-- Begin Recorded data --
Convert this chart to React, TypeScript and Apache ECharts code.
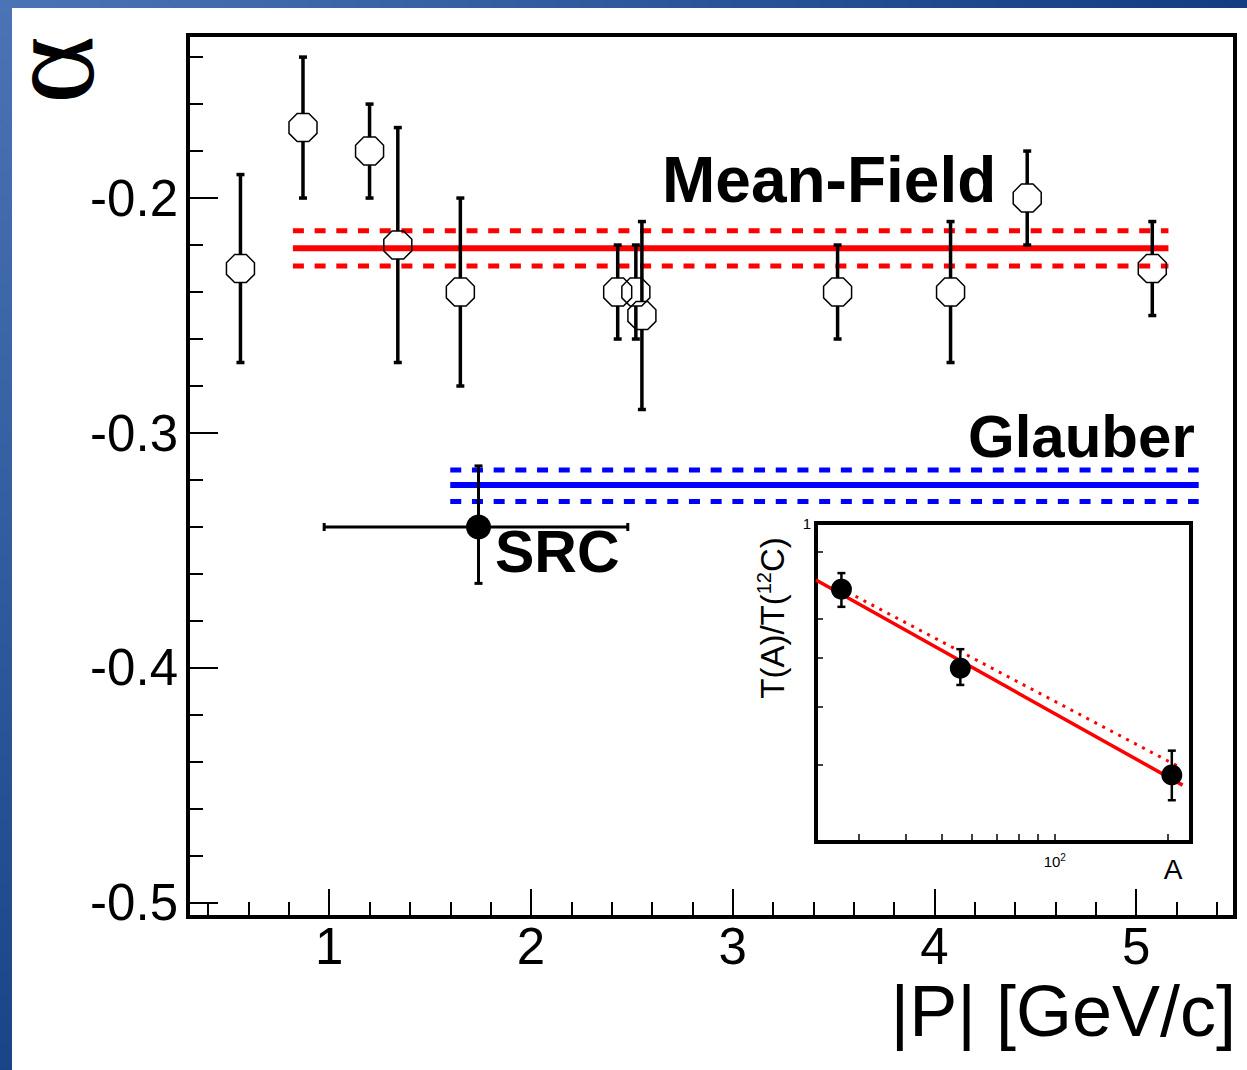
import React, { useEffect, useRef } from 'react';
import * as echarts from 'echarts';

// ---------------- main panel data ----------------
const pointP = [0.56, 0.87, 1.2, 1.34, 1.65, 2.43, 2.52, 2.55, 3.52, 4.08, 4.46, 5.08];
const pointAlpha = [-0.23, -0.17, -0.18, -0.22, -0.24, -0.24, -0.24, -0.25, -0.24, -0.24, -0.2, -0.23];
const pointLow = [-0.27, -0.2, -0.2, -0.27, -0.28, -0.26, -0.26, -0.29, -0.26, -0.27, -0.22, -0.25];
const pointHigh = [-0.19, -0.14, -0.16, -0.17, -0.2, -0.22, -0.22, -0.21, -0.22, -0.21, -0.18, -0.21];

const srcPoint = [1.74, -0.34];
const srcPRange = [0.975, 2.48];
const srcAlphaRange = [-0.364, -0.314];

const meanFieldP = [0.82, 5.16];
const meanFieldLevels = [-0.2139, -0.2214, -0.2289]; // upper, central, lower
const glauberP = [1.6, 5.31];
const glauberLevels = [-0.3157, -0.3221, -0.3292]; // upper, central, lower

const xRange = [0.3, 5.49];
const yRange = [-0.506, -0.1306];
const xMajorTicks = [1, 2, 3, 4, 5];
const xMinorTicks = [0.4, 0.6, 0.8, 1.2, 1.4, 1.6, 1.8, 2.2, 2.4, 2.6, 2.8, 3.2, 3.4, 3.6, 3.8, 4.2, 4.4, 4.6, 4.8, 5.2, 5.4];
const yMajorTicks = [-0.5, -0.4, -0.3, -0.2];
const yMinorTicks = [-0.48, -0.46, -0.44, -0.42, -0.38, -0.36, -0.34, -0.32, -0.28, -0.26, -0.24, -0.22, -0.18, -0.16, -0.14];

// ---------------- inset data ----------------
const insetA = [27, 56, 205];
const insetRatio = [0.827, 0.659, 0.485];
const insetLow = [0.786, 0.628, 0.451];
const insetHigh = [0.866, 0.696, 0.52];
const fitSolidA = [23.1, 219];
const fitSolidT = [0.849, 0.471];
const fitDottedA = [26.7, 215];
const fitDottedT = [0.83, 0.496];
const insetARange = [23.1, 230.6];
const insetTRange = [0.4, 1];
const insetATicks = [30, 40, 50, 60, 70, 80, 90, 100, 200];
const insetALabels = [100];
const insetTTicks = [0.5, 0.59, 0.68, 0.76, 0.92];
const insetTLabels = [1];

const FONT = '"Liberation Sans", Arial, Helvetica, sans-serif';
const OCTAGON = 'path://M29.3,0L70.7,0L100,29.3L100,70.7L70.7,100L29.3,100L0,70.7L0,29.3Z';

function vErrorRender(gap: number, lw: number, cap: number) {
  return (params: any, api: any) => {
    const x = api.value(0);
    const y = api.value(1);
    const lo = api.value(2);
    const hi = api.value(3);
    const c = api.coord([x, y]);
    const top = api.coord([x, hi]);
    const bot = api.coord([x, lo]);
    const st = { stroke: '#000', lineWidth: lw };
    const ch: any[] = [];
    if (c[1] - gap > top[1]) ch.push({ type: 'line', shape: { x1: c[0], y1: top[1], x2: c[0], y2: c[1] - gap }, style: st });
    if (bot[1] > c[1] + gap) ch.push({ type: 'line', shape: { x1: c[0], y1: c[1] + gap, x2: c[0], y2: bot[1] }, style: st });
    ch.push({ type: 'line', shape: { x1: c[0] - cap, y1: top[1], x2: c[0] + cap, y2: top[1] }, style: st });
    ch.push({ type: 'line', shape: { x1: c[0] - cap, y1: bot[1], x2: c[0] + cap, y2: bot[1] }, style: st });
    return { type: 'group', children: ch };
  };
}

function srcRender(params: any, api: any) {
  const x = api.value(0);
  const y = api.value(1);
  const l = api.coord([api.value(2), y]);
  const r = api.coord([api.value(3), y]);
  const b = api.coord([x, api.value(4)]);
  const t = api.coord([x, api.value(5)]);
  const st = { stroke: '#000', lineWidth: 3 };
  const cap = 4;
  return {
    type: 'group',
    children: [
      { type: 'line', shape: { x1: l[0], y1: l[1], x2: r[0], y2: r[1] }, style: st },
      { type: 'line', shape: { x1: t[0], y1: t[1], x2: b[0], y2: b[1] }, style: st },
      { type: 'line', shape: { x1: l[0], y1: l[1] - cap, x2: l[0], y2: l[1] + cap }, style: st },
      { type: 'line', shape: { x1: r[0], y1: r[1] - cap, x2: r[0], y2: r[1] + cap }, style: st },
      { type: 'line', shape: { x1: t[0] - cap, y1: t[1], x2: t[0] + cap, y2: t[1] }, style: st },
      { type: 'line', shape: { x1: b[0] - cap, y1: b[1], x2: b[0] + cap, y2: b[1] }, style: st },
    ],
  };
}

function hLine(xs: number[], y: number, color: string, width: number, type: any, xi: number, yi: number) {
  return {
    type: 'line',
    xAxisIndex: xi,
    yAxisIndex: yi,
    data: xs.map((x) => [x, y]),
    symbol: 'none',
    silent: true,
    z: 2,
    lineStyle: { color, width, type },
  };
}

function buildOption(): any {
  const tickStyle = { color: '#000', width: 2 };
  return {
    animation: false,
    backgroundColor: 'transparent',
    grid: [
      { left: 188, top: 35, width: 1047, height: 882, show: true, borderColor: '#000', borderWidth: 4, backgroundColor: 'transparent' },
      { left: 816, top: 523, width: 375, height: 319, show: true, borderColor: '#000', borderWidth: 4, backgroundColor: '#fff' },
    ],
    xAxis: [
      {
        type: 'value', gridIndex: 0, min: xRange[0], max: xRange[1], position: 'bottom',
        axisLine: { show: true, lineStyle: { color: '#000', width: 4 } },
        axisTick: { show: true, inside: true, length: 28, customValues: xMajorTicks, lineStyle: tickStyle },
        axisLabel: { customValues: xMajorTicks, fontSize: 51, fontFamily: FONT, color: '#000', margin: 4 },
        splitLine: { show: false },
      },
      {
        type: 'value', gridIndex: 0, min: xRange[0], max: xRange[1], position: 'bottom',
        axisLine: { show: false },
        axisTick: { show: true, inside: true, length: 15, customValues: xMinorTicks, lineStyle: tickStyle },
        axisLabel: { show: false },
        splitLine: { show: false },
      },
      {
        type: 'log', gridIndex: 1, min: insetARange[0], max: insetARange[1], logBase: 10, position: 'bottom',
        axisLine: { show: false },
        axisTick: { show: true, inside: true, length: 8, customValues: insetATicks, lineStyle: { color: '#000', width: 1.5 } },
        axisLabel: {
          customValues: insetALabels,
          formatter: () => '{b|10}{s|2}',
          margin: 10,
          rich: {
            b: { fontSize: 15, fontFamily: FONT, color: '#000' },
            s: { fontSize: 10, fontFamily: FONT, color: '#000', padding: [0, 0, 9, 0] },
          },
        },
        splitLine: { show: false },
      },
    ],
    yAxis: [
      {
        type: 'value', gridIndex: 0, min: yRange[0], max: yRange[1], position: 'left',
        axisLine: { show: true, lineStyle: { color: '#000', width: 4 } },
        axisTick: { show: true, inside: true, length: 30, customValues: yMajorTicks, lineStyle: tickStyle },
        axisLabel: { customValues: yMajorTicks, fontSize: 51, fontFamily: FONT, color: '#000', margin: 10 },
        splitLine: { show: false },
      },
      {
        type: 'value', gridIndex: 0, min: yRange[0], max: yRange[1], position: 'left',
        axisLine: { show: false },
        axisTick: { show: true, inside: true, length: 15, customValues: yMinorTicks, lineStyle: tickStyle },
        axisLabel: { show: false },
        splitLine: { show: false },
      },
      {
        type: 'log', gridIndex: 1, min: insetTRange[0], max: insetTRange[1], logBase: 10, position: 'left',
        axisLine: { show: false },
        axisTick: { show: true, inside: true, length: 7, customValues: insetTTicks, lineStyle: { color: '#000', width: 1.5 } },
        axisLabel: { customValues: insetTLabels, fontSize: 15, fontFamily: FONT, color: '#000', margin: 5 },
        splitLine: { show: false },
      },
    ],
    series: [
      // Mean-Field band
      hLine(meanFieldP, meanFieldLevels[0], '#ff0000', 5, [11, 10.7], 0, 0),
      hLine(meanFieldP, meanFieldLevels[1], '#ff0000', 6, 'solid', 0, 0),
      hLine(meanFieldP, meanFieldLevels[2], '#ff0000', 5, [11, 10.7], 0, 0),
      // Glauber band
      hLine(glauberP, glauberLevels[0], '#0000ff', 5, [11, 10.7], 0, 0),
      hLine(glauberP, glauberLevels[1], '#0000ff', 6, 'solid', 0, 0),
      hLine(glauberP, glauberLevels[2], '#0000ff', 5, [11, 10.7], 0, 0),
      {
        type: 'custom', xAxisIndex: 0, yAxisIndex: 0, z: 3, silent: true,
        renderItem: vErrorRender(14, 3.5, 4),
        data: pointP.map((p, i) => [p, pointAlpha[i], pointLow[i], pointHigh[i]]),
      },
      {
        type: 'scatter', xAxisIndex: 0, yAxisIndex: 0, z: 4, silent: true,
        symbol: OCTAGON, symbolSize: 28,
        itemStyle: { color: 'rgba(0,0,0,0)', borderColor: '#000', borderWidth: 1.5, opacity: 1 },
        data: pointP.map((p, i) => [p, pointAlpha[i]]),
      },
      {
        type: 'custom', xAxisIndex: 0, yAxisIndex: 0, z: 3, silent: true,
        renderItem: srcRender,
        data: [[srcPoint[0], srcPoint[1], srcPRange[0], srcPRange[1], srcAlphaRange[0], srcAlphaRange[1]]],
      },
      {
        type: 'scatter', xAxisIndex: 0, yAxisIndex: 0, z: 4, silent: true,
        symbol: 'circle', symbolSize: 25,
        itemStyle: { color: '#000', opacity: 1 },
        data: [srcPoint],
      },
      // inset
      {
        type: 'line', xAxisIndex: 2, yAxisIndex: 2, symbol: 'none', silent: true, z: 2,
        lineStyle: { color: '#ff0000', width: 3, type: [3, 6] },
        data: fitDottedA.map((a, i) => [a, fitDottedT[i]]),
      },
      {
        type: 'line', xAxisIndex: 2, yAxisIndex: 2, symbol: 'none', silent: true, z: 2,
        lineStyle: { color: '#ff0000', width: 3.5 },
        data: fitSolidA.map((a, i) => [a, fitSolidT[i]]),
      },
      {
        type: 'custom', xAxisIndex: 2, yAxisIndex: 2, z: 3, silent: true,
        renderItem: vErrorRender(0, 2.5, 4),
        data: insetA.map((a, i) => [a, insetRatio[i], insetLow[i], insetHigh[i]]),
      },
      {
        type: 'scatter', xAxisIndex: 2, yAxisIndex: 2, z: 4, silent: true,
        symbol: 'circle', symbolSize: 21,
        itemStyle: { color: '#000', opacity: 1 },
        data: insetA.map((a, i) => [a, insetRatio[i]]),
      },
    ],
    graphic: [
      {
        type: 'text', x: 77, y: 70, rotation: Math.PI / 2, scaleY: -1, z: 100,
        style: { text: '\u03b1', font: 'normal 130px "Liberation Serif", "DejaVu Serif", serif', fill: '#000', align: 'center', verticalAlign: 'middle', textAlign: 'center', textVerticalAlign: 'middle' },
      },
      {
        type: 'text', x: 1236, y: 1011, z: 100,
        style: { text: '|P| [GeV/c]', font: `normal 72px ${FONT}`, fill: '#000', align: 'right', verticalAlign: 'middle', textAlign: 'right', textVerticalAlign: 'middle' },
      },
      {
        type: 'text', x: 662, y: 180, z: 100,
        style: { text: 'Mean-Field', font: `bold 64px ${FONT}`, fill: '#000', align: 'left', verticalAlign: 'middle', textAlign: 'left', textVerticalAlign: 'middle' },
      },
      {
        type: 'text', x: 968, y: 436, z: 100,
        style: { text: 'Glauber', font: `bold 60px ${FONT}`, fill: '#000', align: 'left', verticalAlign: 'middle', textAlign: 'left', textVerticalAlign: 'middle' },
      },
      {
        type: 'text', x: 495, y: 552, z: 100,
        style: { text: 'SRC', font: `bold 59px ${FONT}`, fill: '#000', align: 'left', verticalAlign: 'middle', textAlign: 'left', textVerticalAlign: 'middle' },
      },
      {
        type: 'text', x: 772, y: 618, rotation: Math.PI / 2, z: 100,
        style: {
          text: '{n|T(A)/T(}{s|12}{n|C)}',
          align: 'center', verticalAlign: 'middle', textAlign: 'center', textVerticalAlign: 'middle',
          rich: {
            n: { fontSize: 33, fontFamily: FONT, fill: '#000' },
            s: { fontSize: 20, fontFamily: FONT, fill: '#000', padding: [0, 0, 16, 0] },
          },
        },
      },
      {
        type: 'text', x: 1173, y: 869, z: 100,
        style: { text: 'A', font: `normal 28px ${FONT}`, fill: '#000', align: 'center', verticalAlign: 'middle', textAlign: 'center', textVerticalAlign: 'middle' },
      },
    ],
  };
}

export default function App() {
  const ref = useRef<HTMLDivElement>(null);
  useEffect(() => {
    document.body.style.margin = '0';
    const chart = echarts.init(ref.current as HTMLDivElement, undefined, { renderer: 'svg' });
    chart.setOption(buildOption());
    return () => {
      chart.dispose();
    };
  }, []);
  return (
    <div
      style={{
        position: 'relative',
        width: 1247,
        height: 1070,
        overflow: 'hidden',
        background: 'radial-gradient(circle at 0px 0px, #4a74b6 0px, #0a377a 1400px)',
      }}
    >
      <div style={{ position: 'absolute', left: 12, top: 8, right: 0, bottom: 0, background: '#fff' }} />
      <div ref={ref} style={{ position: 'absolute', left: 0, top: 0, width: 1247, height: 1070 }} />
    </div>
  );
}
-- End Recorded data --
-- Begin Recorded data --
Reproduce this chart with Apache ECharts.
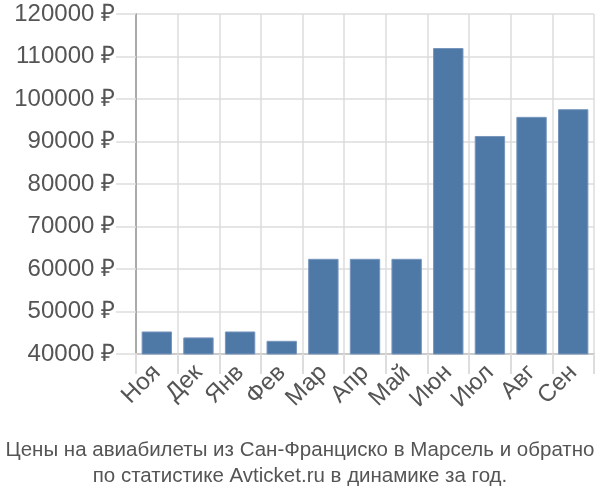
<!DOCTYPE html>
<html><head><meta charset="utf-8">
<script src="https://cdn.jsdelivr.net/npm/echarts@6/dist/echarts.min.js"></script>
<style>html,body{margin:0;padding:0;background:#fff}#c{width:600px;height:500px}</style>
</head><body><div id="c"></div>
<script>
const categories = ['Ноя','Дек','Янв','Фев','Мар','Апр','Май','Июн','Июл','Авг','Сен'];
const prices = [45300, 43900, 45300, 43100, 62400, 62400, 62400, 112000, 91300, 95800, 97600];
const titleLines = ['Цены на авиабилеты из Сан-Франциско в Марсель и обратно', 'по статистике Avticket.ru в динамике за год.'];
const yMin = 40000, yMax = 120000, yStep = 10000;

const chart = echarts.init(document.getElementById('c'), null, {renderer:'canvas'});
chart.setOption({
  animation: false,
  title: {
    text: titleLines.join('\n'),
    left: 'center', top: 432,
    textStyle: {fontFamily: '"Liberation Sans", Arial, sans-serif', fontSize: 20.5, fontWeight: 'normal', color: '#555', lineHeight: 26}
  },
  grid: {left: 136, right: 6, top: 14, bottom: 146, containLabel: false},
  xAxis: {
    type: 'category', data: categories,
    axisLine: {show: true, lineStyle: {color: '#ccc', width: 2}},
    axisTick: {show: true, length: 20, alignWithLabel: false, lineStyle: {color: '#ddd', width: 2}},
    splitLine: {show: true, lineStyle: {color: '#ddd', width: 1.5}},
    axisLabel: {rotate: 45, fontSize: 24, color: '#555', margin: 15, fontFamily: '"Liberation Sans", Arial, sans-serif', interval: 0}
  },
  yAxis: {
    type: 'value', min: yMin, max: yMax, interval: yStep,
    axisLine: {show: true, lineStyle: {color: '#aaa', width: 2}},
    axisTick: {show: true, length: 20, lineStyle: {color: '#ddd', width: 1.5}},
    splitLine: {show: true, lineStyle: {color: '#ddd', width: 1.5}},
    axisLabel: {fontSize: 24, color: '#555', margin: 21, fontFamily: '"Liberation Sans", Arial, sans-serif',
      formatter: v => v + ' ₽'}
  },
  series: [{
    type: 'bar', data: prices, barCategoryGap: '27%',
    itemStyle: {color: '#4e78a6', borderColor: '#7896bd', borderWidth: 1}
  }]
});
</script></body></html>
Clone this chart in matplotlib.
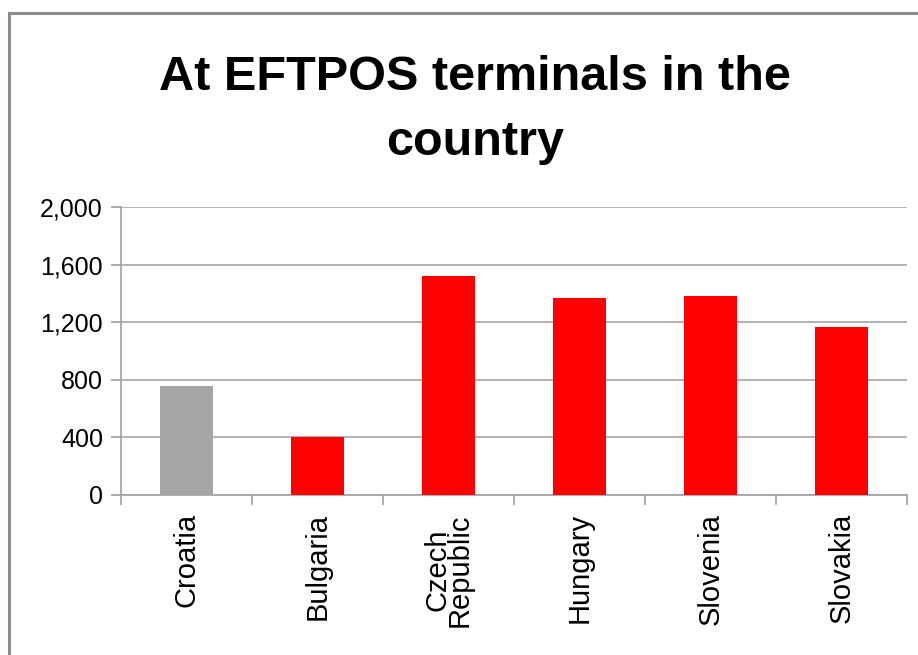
-- End Recorded data --
* Given problem
Select every line of the records holding the string "Apache".

* Response for this exercise
Convert this chart to React, TypeScript and Apache ECharts code.
Reproduce this chart with Apache ECharts.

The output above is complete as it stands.